Menurut Badriyah, fondasi keluarga ramah anak dapat diharapkan untuk mencegah kekerasan terhadap perempuan dan anak, serta keluarga ramah anak mampu memberikan perlindungan dan pemenuhan hak anak.
"Bagaimana kita bisa menciptakan keluarga yang ramah anak dulu. Apalagi sekarang kita tahu, kekerasan tidak hanya terjadi terhadap anak perempuan, anak laki-laki juga rentan," katanya.
Selain keluarga ramah anak, Badriyah juga menyampaikan pemahaman pendidikan seks terhadap anak harus sejak dini disampaikan.
"Contoh kalau dulu kita sering bilang ke anak jangan deket-deket orang asing, tapi sekarang cenderung orang terdekat adalah pelaku. Jadi anak harus diajarkan pendidikan seks sejak dini. Misal anak perempuan, ada hal-hal yang tidak boleh disentuh orang lain, kecuali diri sendiri," imbuhnya.
Sehingga ketika anak telah diberikan pemahaman pendidikan seks, dapat mencegah kekerasan seksual tejadi terhadap anak. Badriyah menyampaikan, negara juga harus berperan, salah satunya dengan mengesahkan Rancangan Undang-undang (RUU) Penghapusan Kekerasan Seksual (PKS).
"Saya sepakat harus segera disahkan. Berbicara tentang perlindungan anak dan perempuan itu tidak bisa menjadi tanggung jawab satu ataupun dua orang, tapi menjadi tanggung jawab bersama," katanya.
"Dari hulu dan hilir menjadi tanggung jawab bersama, kayak sapu lidi, kalau cuma satu-satu bagaimana kita mau cepat membersihkan sesuatu, tapi kalau kita bekerjasama itu kan lebih cepat," sambungnya.
Ketua Lembaga Perlindungan Anak (LPA) Deli Serdang, Junaidi Malik mengatakan, fenomena kekerasan terhadap harus segera dihentikan. Selain itu, pemerintah harus bertanggung jawab dengan segera membuat langkah cepat tepat untuk bagaimana tidak ada lagi kejahatan seksual terhadap anak.
"Kita meminta masyarakat agar lebih memperhatikan keselamatan anak mulai dari tingkat keluarga dan lingkungan. Karena anakku, anakmu, anak kita semua. Setiap anak adalah anak kita, maka kita pasti akan melindungi setiap anak yang ada di sekitar kita.

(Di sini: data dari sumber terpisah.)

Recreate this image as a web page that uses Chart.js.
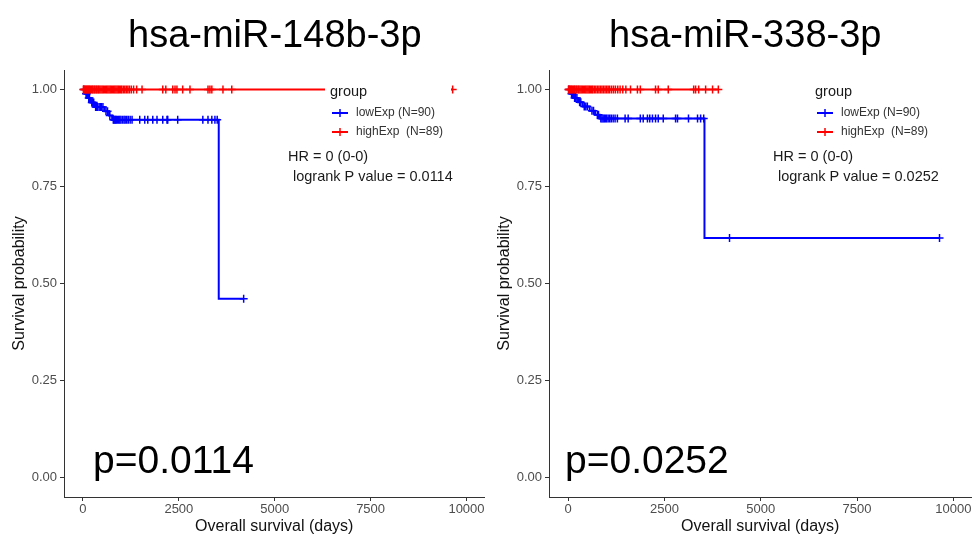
<!DOCTYPE html>
<html>
<head>
<meta charset="utf-8">
<script src="https://cdn.jsdelivr.net/npm/chart.js@4.4.1/dist/chart.umd.min.js"></script>
<style>
  body { margin: 0; width: 974px; height: 536px; background: #fff; position: relative; overflow: hidden;
         font-family: 'Liberation Sans', Arial, sans-serif; }
  .panel { position: absolute; top: 0; width: 490px; height: 536px; }
  .panel canvas { display: block; }
  .title { position: absolute; top: 15px; font-size: 38px; line-height: 38px; color: #000; white-space: nowrap; }
  .pval { position: absolute; top: 440px; font-size: 39px; line-height: 39px; color: #000; white-space: nowrap; }
</style>
</head>
<body>
<div class="panel" style="left:0"><canvas id="km148" width="490" height="536"></canvas></div>
<div class="panel" style="left:487px"><canvas id="km338" width="490" height="536"></canvas></div>
<div class="title" style="left:128px">hsa-miR-148b-3p</div>
<div class="title" style="left:609px">hsa-miR-338-3p</div>
<div class="pval" style="left:93px">p=0.0114</div>
<div class="pval" style="left:565px">p=0.0252</div>

<script>
/* Kaplan-Meier curves, lowExp vs highExp */
const xTicks = [0, 2500, 5000, 7500, 10000];
const yTicks = [0, 0.25, 0.5, 0.75, 1];
const groupLabels = ['lowExp (N=90)', 'highExp  (N=89)'];

// hsa-miR-148b-3p
const low148Times = [0, 50, 120, 200, 300, 560, 680, 760, 3540, 4190];
const low148Surv = [1, 0.989, 0.978, 0.966, 0.955, 0.944, 0.933, 0.922, 0.461, 0.461];
const low148Cens = [20, 80, 100, 150, 170, 230, 250, 280, 330, 350, 380, 420, 450, 480, 520, 600, 640, 700,
  790, 810, 830, 850, 870, 900, 930, 960, 990, 1030, 1070, 1100, 1140, 1180, 1230, 1280, 1480, 1610, 1690,
  1820, 1930, 2080, 2190, 2210, 2470, 3125, 3260, 3360, 3440, 3500, 4190];
const high148Times = [0, 9640];
const high148Surv = [1, 1];
const high148Cens = [10, 30, 50, 70, 90, 110, 130, 150, 170, 190, 220, 240, 260, 290, 310, 340, 360, 390, 410,
  440, 470, 500, 530, 560, 590, 620, 650, 680, 710, 740, 770, 800, 830, 860, 890, 920, 950, 980, 1010, 1050,
  1090, 1130, 1170, 1210, 1260, 1320, 1400, 1540, 2080, 2160, 2340, 2400, 2450, 2600, 2790, 3260, 3310, 3360,
  3650, 3880, 9640];
const stats148 = ['HR = 0 (0-0)', 'logrank P value = 0.0114'];

// hsa-miR-338-3p
const low338Times = [0, 60, 130, 260, 380, 560, 700, 820, 3540, 9640];
const low338Surv = [1, 0.989, 0.978, 0.967, 0.956, 0.945, 0.935, 0.925, 0.617, 0.617];
const low338Cens = [20, 90, 110, 170, 200, 230, 300, 330, 420, 460, 500, 620, 660, 760, 790, 850, 880, 910, 940,
  970, 1000, 1040, 1080, 1120, 1170, 1220, 1280, 1480, 1560, 1875, 1950, 2060, 2120, 2190, 2270, 2340, 2470,
  2790, 2840, 3125, 3360, 3440, 3520, 4190, 9640];
const high338Times = [0, 3900];
const high338Surv = [1, 1];
const high338Cens = [10, 30, 50, 70, 90, 110, 140, 160, 180, 210, 230, 260, 280, 310, 340, 370, 400, 430, 460,
  490, 520, 550, 580, 610, 640, 680, 720, 760, 800, 840, 880, 920, 960, 1000, 1040, 1080, 1130, 1180, 1230,
  1290, 1350, 1420, 1500, 1620, 1800, 1875, 2270, 2340, 2600, 3260, 3310, 3390, 3570, 3750, 3900];
const stats338 = ['HR = 0 (0-0)', 'logrank P value = 0.0252'];

const LOW_COLOR = '#0000ff';
const HIGH_COLOR = '#ff0000';
const FONT = "'Liberation Sans', Arial, sans-serif";

Chart.defaults.font.family = FONT;

function survAt(times, surv, t) {
  let s = surv[0];
  for (let i = 0; i < times.length; i++) if (times[i] <= t) s = surv[i];
  return s;
}

// legend box + HR/logrank text drawn inside the plot panel
const kmLegend = {
  id: 'kmLegend',
  afterDatasetsDraw(chart, args, opts) {
    const { ctx, chartArea: a } = chart;
    const L = a.left, T = a.top;
    ctx.save();
    ctx.fillStyle = '#fff';
    ctx.fillRect(L + 261, T + 8, 126, 64);
    ctx.textBaseline = 'middle';
    ctx.textAlign = 'left';
    ctx.fillStyle = '#1a1a1a';
    ctx.font = '14.5px ' + FONT;
    ctx.fillText('group', L + 266, T + 22);
    [LOW_COLOR, HIGH_COLOR].forEach((c, i) => {
      const y = T + 43 + i * 19;
      ctx.strokeStyle = c;
      ctx.lineWidth = 2;
      ctx.beginPath(); ctx.moveTo(L + 268, y); ctx.lineTo(L + 284, y); ctx.stroke();
      ctx.lineWidth = 1.5;
      ctx.beginPath(); ctx.moveTo(L + 276, y - 4); ctx.lineTo(L + 276, y + 4); ctx.stroke();
      ctx.fillStyle = '#333';
      ctx.font = '12px ' + FONT;
      ctx.fillText(groupLabels[i], L + 292, y);
    });
    ctx.fillStyle = '#1a1a1a';
    ctx.font = '14.5px ' + FONT;
    ctx.fillText(opts.stats[0], L + 224, T + 87);
    ctx.fillText(opts.stats[1], L + 229, T + 107);
    ctx.restore();
  }
};

function kmChart(canvasId, curves, stats, yAxisWidth, padRight, yTitlePad) {
  const datasets = [];
  curves.forEach(c => datasets.push({
    data: c.cens.map(t => ({ x: t, y: survAt(c.times, c.surv, t) })),
    showLine: false, pointStyle: 'cross', pointRadius: 4, pointBorderWidth: 1.5,
    borderColor: c.color, backgroundColor: c.color
  }));
  curves.forEach(c => datasets.push({
    data: c.times.map((t, i) => ({ x: t, y: c.surv[i] })),
    showLine: true, stepped: 'before', borderColor: c.color, borderWidth: 2, pointRadius: 0, fill: false
  }));

  return new Chart(document.getElementById(canvasId), {
    type: 'scatter',
    data: { datasets },
    plugins: [kmLegend],
    options: {
      responsive: false, animation: false, devicePixelRatio: 1,
      layout: { padding: { top: 70, right: padRight, bottom: 0, left: 0 } },
      plugins: { legend: { display: false }, tooltip: { enabled: false }, kmLegend: { stats } },
      scales: {
        x: {
          type: 'linear', min: -495, max: 10470,
          afterBuildTicks: s => { s.ticks = xTicks.map(v => ({ value: v })); },
          afterFit: s => { s.height = 39; s.paddingLeft = 0; s.paddingRight = 0; },
          ticks: { color: '#4d4d4d', font: { size: 13 }, padding: 1, maxRotation: 0, autoSkip: false, callback: v => String(v) },
          grid: { drawOnChartArea: false, color: '#333', tickLength: 4 },
          border: { color: '#333', width: 1 },
          title: { display: true, text: 'Overall survival (days)', color: '#111', font: { size: 16 }, padding: { top: 0, bottom: 0 } }
        },
        y: {
          type: 'linear', min: -0.05, max: 1.05,
          afterBuildTicks: s => { s.ticks = yTicks.map(v => ({ value: v })); },
          afterFit: s => { s.width = yAxisWidth; s.paddingTop = 0; s.paddingBottom = 0; },
          ticks: { color: '#4d4d4d', font: { size: 13 }, padding: 3, autoSkip: false, callback: v => v.toFixed(2) },
          grid: { drawOnChartArea: false, color: '#333', tickLength: 4 },
          border: { color: '#333', width: 1 },
          title: { display: true, text: 'Survival probability', color: '#111', font: { size: 16 }, padding: { top: yTitlePad, bottom: 0 } }
        }
      }
    }
  });
}

kmChart('km148', [
  { times: high148Times, surv: high148Surv, cens: high148Cens, color: HIGH_COLOR },
  { times: low148Times, surv: low148Surv, cens: low148Cens, color: LOW_COLOR }
], stats148, 64, 2, 10);

kmChart('km338', [
  { times: high338Times, surv: high338Surv, cens: high338Cens, color: HIGH_COLOR },
  { times: low338Times, surv: low338Surv, cens: low338Cens, color: LOW_COLOR }
], stats338, 62, 4, 8);
</script>
</body>
</html>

Anak ini masa depan kita," ujarnya.
Junaidi juga meminta para orangtua harus menjalin komunikasi yang baik dengan anak.
"Keluarga harus menciptakan suasana gembira dan toleransi terhadap anak sehingga kita bisa pantau perkembangannya. Pasti kan melindungi anak berarti menyelamatkan masa depan," jelasnya.

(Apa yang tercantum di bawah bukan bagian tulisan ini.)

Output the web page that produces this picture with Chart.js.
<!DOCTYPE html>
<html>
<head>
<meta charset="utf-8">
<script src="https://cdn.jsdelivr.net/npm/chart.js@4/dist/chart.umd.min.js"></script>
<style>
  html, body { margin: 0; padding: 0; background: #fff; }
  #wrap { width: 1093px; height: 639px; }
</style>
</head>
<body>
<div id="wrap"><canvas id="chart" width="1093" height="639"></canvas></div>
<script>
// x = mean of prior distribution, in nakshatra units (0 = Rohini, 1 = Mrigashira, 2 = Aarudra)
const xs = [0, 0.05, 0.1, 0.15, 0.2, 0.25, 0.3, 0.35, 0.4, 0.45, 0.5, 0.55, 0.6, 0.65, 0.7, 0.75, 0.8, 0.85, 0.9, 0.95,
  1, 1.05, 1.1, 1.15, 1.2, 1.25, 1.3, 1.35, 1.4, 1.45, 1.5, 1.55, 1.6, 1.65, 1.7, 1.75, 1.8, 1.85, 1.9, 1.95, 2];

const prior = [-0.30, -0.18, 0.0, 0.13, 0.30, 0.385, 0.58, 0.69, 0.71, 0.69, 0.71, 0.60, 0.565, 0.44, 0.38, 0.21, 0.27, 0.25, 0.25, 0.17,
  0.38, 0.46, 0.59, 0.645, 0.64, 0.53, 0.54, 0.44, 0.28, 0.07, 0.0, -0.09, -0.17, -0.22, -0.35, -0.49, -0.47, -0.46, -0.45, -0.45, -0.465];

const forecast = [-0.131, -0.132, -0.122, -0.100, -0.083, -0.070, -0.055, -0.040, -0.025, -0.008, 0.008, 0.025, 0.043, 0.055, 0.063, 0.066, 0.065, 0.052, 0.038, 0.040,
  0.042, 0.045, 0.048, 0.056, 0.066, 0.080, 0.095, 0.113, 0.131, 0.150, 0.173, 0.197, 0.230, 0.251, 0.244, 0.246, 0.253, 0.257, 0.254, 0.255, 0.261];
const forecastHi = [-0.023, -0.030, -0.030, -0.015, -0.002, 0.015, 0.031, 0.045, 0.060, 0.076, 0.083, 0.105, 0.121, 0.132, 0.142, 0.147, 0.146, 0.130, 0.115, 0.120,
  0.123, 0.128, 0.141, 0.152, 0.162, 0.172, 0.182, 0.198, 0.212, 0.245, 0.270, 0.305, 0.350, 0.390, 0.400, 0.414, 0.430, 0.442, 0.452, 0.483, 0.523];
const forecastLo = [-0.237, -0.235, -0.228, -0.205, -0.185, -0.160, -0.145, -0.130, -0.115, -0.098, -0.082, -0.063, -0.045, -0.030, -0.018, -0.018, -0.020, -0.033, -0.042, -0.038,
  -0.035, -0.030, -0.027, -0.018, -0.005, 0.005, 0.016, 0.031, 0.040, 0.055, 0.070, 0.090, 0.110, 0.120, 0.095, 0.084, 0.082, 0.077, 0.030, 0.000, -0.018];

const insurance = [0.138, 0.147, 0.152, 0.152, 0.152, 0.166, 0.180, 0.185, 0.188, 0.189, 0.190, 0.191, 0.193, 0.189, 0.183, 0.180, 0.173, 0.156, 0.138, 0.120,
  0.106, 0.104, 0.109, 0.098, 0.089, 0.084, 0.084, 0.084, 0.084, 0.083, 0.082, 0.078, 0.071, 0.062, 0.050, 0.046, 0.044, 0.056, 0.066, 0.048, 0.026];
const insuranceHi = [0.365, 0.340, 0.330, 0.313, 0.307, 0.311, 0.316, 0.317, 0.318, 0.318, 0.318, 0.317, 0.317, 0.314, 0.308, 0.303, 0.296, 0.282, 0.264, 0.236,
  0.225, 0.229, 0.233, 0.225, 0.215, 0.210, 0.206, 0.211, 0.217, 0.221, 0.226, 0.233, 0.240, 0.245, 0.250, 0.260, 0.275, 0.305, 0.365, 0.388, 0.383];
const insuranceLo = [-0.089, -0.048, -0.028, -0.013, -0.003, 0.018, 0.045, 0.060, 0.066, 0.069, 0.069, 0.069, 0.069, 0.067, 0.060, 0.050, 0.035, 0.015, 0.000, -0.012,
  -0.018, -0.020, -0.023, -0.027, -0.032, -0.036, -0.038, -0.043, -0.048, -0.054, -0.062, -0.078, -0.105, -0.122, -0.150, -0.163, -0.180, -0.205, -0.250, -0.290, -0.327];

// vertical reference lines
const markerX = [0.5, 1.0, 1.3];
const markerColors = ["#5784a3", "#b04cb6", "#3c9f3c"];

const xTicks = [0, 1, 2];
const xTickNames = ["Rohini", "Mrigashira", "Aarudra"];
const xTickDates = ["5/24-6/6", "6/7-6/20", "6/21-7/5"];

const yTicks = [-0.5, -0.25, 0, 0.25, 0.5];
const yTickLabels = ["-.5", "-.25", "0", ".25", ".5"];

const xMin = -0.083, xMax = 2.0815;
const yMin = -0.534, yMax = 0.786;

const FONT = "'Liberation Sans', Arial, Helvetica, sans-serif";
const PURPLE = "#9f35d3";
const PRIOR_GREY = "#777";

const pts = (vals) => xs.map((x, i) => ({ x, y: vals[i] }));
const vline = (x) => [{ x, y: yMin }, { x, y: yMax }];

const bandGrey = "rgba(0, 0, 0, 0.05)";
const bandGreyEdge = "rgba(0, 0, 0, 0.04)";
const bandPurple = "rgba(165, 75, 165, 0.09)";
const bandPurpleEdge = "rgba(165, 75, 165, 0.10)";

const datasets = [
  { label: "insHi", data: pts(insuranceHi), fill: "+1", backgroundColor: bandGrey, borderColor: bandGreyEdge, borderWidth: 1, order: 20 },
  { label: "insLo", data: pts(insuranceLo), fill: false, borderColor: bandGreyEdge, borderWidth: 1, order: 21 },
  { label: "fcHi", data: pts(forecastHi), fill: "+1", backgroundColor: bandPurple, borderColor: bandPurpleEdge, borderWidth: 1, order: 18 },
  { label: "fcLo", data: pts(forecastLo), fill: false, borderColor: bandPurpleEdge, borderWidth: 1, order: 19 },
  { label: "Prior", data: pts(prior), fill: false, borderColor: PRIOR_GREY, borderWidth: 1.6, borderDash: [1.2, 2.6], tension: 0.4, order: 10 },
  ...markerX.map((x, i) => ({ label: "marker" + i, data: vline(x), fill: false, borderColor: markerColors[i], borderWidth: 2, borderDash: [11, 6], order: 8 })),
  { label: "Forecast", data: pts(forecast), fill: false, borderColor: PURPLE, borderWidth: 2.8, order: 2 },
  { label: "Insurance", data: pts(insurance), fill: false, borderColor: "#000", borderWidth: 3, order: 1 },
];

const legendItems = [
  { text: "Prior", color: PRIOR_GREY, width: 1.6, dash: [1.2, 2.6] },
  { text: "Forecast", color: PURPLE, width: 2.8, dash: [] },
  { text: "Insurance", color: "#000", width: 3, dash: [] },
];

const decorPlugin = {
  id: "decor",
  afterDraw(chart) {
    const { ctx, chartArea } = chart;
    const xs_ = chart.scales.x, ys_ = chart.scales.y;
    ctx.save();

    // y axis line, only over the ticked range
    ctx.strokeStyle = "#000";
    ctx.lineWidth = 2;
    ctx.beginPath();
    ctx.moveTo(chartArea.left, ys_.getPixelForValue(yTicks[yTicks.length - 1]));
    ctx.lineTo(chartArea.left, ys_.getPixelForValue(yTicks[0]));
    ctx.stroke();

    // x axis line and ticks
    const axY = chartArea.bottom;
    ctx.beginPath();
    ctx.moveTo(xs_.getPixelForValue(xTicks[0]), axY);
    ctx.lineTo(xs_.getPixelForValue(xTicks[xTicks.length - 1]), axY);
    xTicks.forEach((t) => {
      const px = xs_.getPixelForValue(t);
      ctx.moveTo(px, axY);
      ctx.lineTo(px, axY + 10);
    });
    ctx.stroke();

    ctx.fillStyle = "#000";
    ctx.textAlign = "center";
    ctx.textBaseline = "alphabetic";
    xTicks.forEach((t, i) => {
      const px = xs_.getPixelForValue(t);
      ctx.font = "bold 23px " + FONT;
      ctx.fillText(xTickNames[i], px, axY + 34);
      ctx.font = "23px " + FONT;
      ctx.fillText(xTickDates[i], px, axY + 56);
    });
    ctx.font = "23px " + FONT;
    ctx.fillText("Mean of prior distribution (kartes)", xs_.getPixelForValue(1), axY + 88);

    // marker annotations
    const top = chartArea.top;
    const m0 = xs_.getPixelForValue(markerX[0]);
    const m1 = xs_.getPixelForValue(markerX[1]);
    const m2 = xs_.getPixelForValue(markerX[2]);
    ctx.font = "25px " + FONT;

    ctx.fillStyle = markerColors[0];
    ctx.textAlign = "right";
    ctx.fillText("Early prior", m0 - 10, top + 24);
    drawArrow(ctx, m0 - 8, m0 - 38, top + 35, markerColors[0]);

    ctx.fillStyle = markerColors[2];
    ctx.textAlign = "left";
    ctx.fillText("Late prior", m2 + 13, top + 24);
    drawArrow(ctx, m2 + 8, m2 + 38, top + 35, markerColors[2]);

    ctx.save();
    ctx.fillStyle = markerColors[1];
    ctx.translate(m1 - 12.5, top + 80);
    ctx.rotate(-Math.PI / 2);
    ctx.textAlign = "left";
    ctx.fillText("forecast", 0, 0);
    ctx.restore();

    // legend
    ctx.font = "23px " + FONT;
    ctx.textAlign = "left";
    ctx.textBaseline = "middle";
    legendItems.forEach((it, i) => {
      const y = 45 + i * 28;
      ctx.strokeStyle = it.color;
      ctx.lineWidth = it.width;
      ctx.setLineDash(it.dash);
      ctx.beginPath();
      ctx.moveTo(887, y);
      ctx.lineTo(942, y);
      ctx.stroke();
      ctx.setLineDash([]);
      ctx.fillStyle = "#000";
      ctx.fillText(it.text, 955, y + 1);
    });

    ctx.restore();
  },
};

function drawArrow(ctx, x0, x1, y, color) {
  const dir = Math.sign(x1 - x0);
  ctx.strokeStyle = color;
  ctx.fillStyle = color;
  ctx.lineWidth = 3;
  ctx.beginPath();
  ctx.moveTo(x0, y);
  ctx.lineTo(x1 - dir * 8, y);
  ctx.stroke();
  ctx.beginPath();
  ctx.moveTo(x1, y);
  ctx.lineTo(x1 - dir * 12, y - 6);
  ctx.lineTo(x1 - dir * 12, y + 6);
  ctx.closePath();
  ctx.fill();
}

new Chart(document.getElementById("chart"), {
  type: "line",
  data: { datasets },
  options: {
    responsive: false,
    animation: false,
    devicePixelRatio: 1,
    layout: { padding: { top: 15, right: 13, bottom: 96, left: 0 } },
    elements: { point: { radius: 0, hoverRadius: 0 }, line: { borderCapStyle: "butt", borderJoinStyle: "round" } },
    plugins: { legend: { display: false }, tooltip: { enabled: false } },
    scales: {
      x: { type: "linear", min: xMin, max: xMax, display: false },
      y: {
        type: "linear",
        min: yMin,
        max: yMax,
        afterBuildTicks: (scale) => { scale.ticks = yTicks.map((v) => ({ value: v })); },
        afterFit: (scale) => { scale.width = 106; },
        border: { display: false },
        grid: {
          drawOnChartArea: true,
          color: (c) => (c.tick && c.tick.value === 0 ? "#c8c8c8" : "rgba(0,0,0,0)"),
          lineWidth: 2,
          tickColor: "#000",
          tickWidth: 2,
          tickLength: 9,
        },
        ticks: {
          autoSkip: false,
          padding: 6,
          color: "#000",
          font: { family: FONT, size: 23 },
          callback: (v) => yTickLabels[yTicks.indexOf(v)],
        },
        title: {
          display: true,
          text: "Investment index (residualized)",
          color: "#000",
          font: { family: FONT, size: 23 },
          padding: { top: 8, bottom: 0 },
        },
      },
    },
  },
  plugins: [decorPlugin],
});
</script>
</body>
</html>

Pemikiran Patriarki Jadi Sumber Kekerasan dan Pelecehan
Lely Zailani dari Himpunan Serikat Perempuan Indonesia (HAPSARI) mengatakan, tingginya kasus kekerasan dan pelecehan terhadap anak dan perempuan dipicu banyak faktor. Namun yang paling utama hal itu didasari karena pemikiran.
Ia menjelaskan, orang yang taat beragama dan lainnya tidak bisa jadi patokan seseorang tidak melakukan kekerasan terhadap anak dan perempuan.
"Sebenarnya yang utama patriarki. Jadi dalam pemikiran perempuan itu posisinya di bawah laki-laki. Kalau soal ekonomi dan lainnya itu hanya pemicu," katanya.
Saat ini banyak kasus kekerasan dan pelecehan yang mencuat ke publik. Baik itu dengan melaporkan ke pihak kepolisian maupun melalui media sosial.
"Ini karena banyak korban atau pihak yang berani mengungkapkan peristiwa yang dialaminya," cetusnya.
Hingga 2021 pihaknya telah menangani sekitar 400 kasus kekerasan terhadap anak dan perempuan. Salah satunya kasus pelecehan terhadap mahasiswa di salah satu Universitas di Medan yang sempat mencuat ke publik.
Bicara soal kekerasan serta pelecehan terhadap perempuan dan anak, kata Lely, tidak selalu berkaitan dengan seksual. Contohnya, pelecehan secara verbal dan juga lainnya.
"Jenis kekerasan dan pelecehan itu banyak. Sumbernya karena patriarki tadi. Pola pikir dari orangnya. Meski taat beragama, ya kalau pikirannya isinya begitu ya begitu," ujarnya.
Soal perkembangan teknologi, kata Lely, juga memberikan pengaruh. Namun demikian, hal itu bukanlah pemicu, melainkan pematik terjadinya pelecehan terhadap perempuan dan anak.